When Taehyun flies, his wings beat the air hard enough to make thunder. It sounds powerful, it sounds like effort. When Soohyun takes off Minho has to strain his ears to hear her kick off the ground – her wings are soft and silent and flight comes as easily to her as walking. The king makes a point of bringing up his granddaughters peculiarity whenever Taehyun is in earshot, but Minho can’t see why anyone would be ashamed of such a beautiful girl.
They watch her flitting between the trees, Taehyun drops his wings far enough for Minho to walk at his side.
“We should take her to Wreath sometime, she can meet her grandparents.” Taehyun’s voice is so light, like he never once stared at Minho in fear.
“The family is big, not just grandparents. Soohyun has aunt, second cousin…many second cousin actually. All Wreath loves her.”
“And they hate me.”
Minho slips a hand into Taehyun’s and pulls him close, “They do not hate you. Wreath does not hate.”

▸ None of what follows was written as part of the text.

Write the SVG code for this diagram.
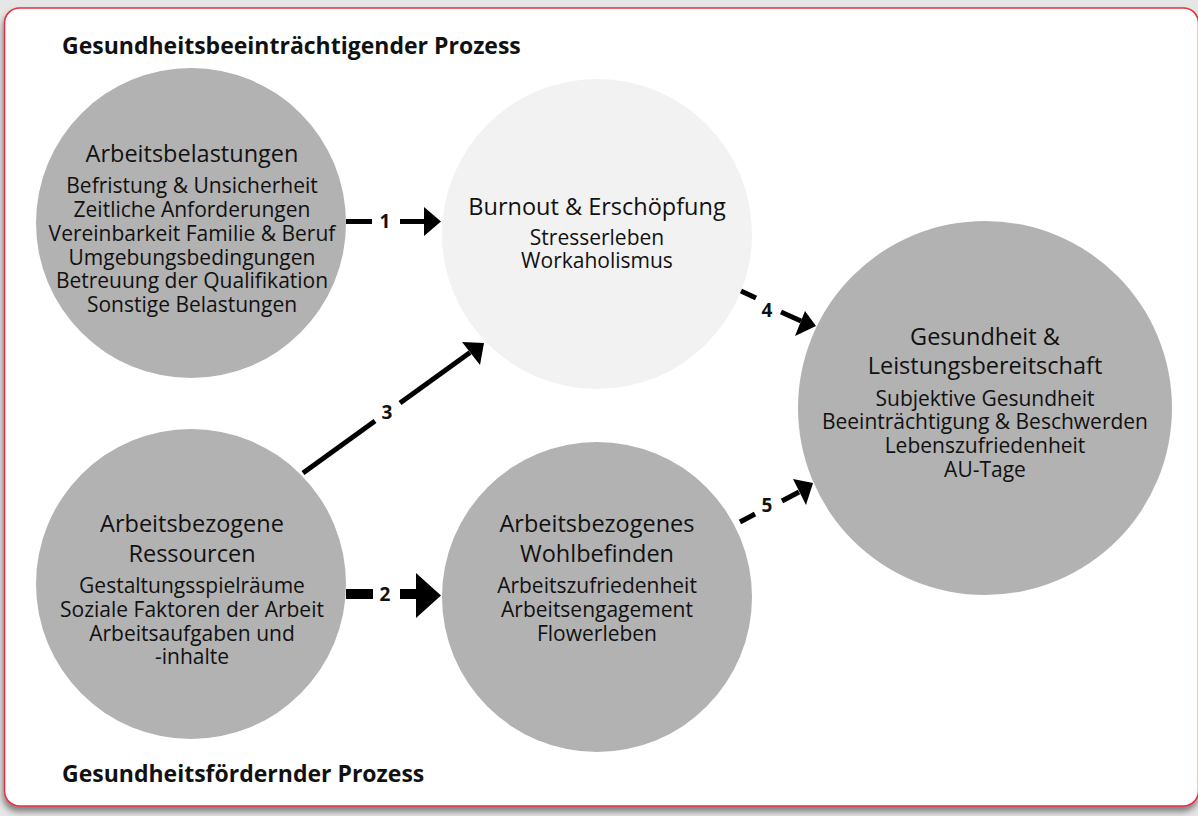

And both of them know that’s not quite true, but it’s a better precedent to set than a hundred years of a war nobody wanted.
Up ahead, Soohyun alights on the path in a cascade of falling stars. Her wings, as tall as she is, flutter on doggedly even once her feet are on the ground – the little girl who learned enthusiasm and perseverance first – Minho thinks that Danah may like her after all. She comes running towards them, giggling like flight is the best joke she’s ever heard, and half jumps half flies into their arms.
Soohyun twists one hand in Taehyun’s shirt and wraps the other around Minho’s horn – they have no choice but to carry her together. On into the night, into the green, on the brink of a brave new world in which all of Landfall can be seen between the three of them.
Minho likes to think of the three of them. Be it back in Cleric or up on Wreath, he has decided that they belong together.
He loves his daughter very much, and his husband just enough. This is love, Minho has decided, not fire and flames love, not melt you heart and set your soul free love, not water falling on the desert love. This is a love born of necessity, slow to start and slower to progress. The kind of love that forms when you know you must spend the rest of your life with someone, and you have all the years to savour it.
It’s not strong enough to be worth saying out loud, but it’s strong enough for Minho to squeeze Taehyun’s hand and grin at him over the head of their child. The final thing Minho learns about Landfall is that he can have happiness here, that he can have a future.